Cela fait désormais deux longues années que ces 500 femmes se sont retrouvées brutalement licenciées, abandonnées à leur sort. Les conséquences sont lourdes à porter, car non seulement elles souffrent elles-mêmes, mais leurs familles, notamment les enfants, qui partagent leur fardeau. La précarité qui s’est abattue sur elles a touché leurs familles de plein fouet.
« Nos enfants souffrent aussi de cette situation, vu qu’ils étaient inscrits dans des écoles privées, et face à cette situation nous étions contraints de les retirer de l’école payante, puisqu’on a plus les moyens de subvenir à leurs frais de scolarité », raconte Fouzia.
Et d’ajouter : « Au sein de ce groupe d’ouvrières, certaines ont été frappées de plein fouet par une double peine. Ayant souscrit à des crédits pour améliorer leur vie ou soutenir leur famille, elles ont vu leur destin basculer lorsqu’elles ont été brutalement licenciées. Incapables de faire face aux remboursements à la suite de leur perte d’emploi, elles se sont retrouvées dans une spirale de dettes. Sans ressources financières, elles ont été contraintes d’errer dans les rues, privées de tout abri et de tout espoir ».
Vol de leurs cotisations
L’entreprise a commencé à effectuer des retenus sur leurs salaires mais sans être déclarées à la CNSS
Elle nous raconte ainsi qu’en 2018, elles ont repris le travail après l’arrêt de 2017. Toutefois, cette lueur d’espoir s’est rapidement réduite à néant lorsque l’entreprise a commencé à effectuer des retraits sur leurs salaires au nom de la protection sociale, mais sans véritablement transférer ces fonds à la CNSS va. La promesse d’une sécurité sociale retrouvée s’est ainsi révélée être une douloureuse illusion, laissant ces travailleuses dans un état de vulnérabilité encore plus profond.

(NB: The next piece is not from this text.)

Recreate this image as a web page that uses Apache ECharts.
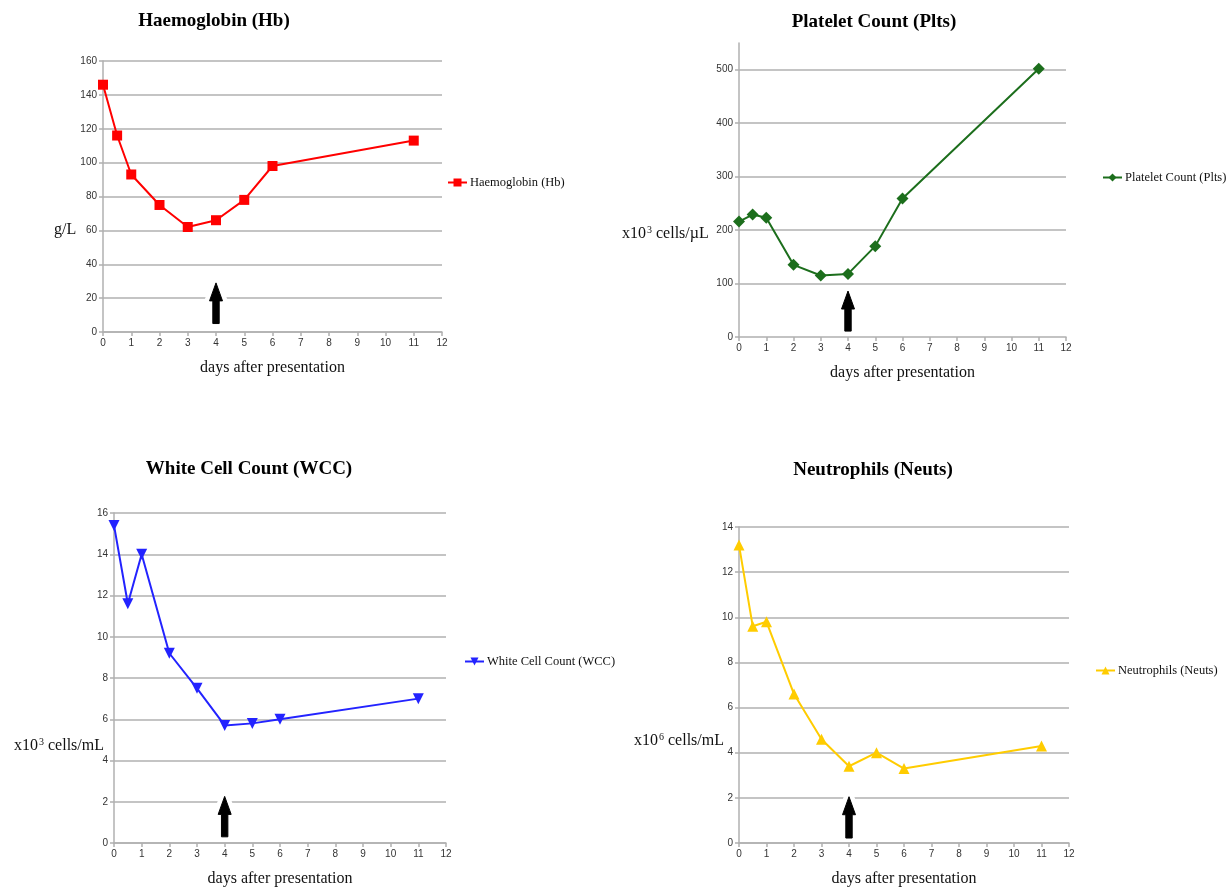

« Pouvez-vous imaginer que ces femmes, épuisées et brisées par l’injustice, sacrifient leurs familles pour camper ici, chaque nuit ? ».
Fouzia
« Ça fait deux longues années que nous souffrons, dans le silence étourdissant. De l’indifférence, sans qu’aucune main tendue vers nous. Aucune solution ne s’est profilée à l’horizon et nos appels restent sans réponse. Pouvez-vous imaginer que ces femmes, épuisées et brisées par l’injustice, sacrifient leur sommeil, leurs familles pour camper ici, nuit et jour, afin de dénoncer cette injustice ? », s’interroge-t-elle, sans vraiment attendre de réponse.
« Nous refusons de baisser les bras. Nous ne laisserons pas se défaire l’effort de trente années et plus de labeur acharné ».
Fouzia
Puis elle poursuit avec une force nouvelle dans son regard : « Nous refusons de baisser les bras. Nous ne laisserons pas se défaire l’effort de trente années et plus de labeur acharné.
« Nos voix résonnerons jusqu’à ce que notre dignité soit restaurée et que nos droits soient respectés.»
Fouzia
Renoncer, c’est inconcevable pour nous. Nous sommes unies, solidaires, et nous continuerons à lutter pour ce qui est juste et équitable. Nos voix résonnent jusqu’à ce que notre dignité soit restaurée et que nos droits soient respectés. »
Dans leur désarroi, Fouzia et ses compagnes d’infortune restent soudées, se soutenant mutuellement pour affronter l’adversité. Leurs cœurs sont lourds, mais leur détermination ne fléchit pas. Chaque jour, elles se retrouvent côte à côte, formant un cercle de solidarité, refusant de se laisser broyer par l’oubli et l’indifférence. Récemment, les ouvrières recevaient un coup de massue : La CDT au niveau régional décide de congédier leur bureau syndical ! « Une trahison », estiment les ouvrières. Ces dernières sont restées attaché à leur représentant légitime, le bureau syndical de la CDT
SICOMEC. Un nouveau front de lutte s’est ouvert.
Ces femmes, autrefois fières et actives, ont dû plier sous le poids de l’injustice, mais leur force intérieure reste toujours vive. Fouzia et ses consœurs, avec leurs enfants à leurs côtés, portent en elles l’espoir qu’un jour la justice finira par triompher.